→ INFORMATION SUPPLIED:

** Start **

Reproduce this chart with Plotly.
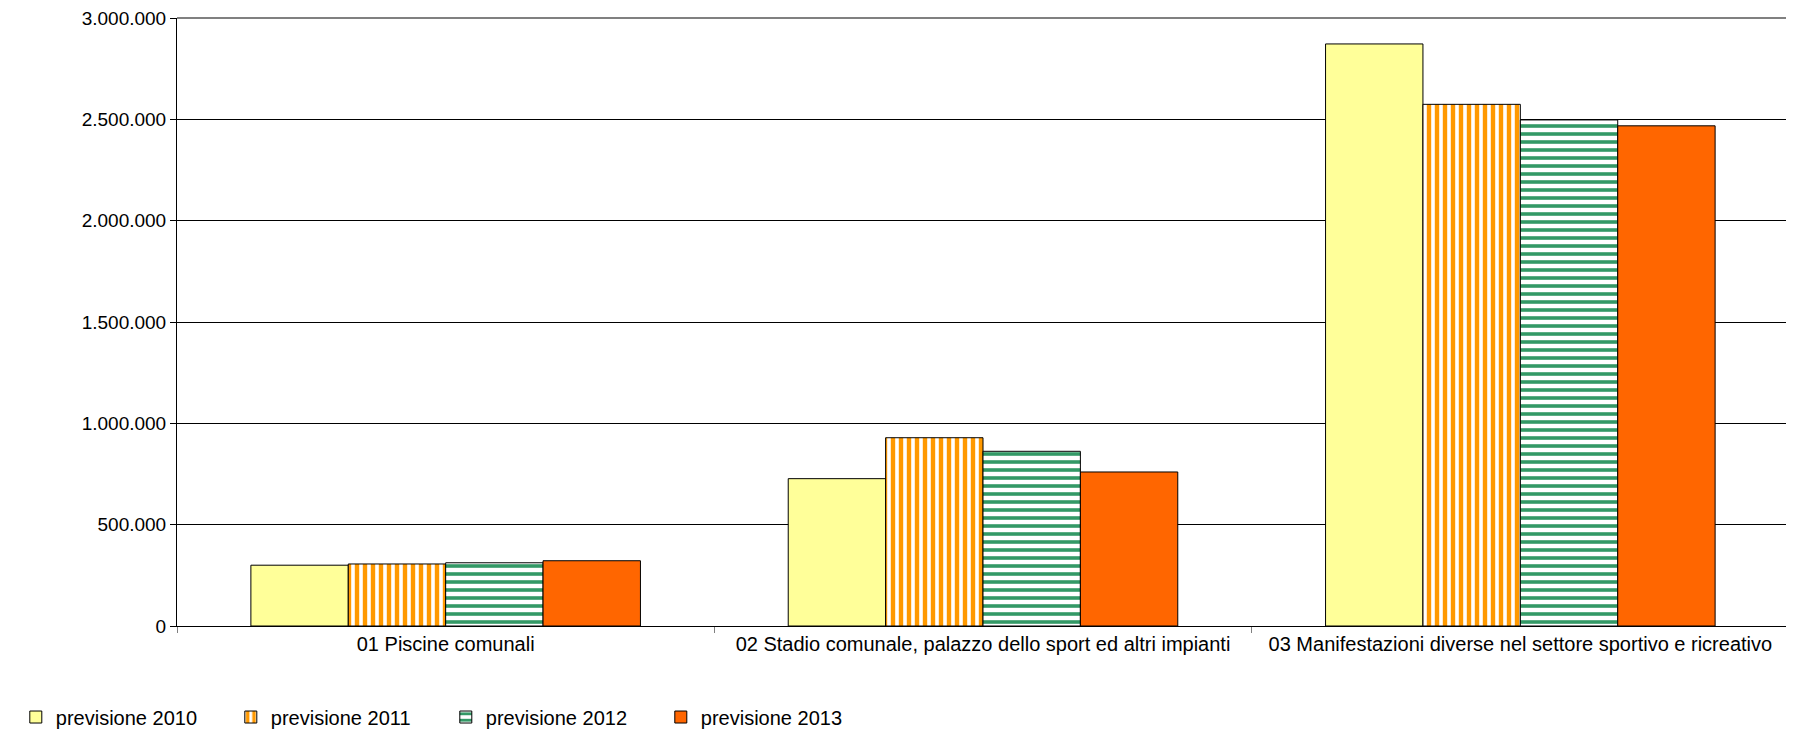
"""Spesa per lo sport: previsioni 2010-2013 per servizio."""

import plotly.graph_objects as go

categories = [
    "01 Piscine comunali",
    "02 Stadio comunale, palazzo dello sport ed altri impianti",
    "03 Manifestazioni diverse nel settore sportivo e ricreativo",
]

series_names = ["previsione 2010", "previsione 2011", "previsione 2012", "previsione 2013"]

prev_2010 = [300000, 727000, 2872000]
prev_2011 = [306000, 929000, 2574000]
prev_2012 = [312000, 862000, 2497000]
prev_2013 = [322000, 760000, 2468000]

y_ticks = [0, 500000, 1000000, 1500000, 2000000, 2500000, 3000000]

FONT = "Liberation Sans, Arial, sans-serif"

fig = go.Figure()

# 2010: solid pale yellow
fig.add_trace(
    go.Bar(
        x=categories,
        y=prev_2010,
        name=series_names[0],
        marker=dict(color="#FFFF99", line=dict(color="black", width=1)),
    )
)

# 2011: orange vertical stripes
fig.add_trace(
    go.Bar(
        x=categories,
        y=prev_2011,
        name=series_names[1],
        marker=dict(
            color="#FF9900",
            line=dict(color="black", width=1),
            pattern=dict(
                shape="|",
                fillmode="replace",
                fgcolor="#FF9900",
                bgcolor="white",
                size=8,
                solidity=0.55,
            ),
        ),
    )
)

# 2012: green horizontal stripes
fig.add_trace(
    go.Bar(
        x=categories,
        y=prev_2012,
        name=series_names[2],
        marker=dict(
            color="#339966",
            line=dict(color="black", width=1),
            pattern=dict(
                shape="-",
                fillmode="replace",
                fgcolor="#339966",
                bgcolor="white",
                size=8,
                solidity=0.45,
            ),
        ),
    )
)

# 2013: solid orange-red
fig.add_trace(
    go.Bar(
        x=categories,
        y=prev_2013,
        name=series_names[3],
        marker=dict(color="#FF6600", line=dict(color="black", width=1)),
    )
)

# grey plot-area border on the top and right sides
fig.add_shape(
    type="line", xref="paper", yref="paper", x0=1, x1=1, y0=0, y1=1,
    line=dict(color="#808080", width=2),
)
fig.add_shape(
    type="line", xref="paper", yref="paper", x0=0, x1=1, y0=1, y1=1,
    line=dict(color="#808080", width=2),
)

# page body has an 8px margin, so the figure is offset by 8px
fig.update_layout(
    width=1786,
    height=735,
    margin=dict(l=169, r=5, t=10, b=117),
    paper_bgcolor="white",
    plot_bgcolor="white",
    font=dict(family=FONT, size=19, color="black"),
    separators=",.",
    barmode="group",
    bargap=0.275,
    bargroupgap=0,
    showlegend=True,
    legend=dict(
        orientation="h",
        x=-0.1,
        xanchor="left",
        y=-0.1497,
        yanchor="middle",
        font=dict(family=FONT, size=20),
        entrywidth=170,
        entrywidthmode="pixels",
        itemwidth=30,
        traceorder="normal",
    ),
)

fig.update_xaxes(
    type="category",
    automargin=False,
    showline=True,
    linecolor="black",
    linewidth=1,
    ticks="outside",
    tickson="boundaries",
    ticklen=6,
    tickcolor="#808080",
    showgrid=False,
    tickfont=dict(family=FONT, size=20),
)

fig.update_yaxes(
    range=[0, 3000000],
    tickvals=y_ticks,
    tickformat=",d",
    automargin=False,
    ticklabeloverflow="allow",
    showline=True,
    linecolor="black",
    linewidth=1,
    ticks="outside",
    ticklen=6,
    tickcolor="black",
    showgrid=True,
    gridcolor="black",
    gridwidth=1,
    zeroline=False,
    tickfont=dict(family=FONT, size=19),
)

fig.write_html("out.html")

** End **

→ YOUR GOAL:
Pictures stay out. Repeat only the lines from the beginning of the data through the line that has "import plotly.graph_objects as go".

→ SOLVED EXERCISE:
Reproduce this chart with Plotly.
"""Spesa per lo sport: previsioni 2010-2013 per servizio."""

import plotly.graph_objects as go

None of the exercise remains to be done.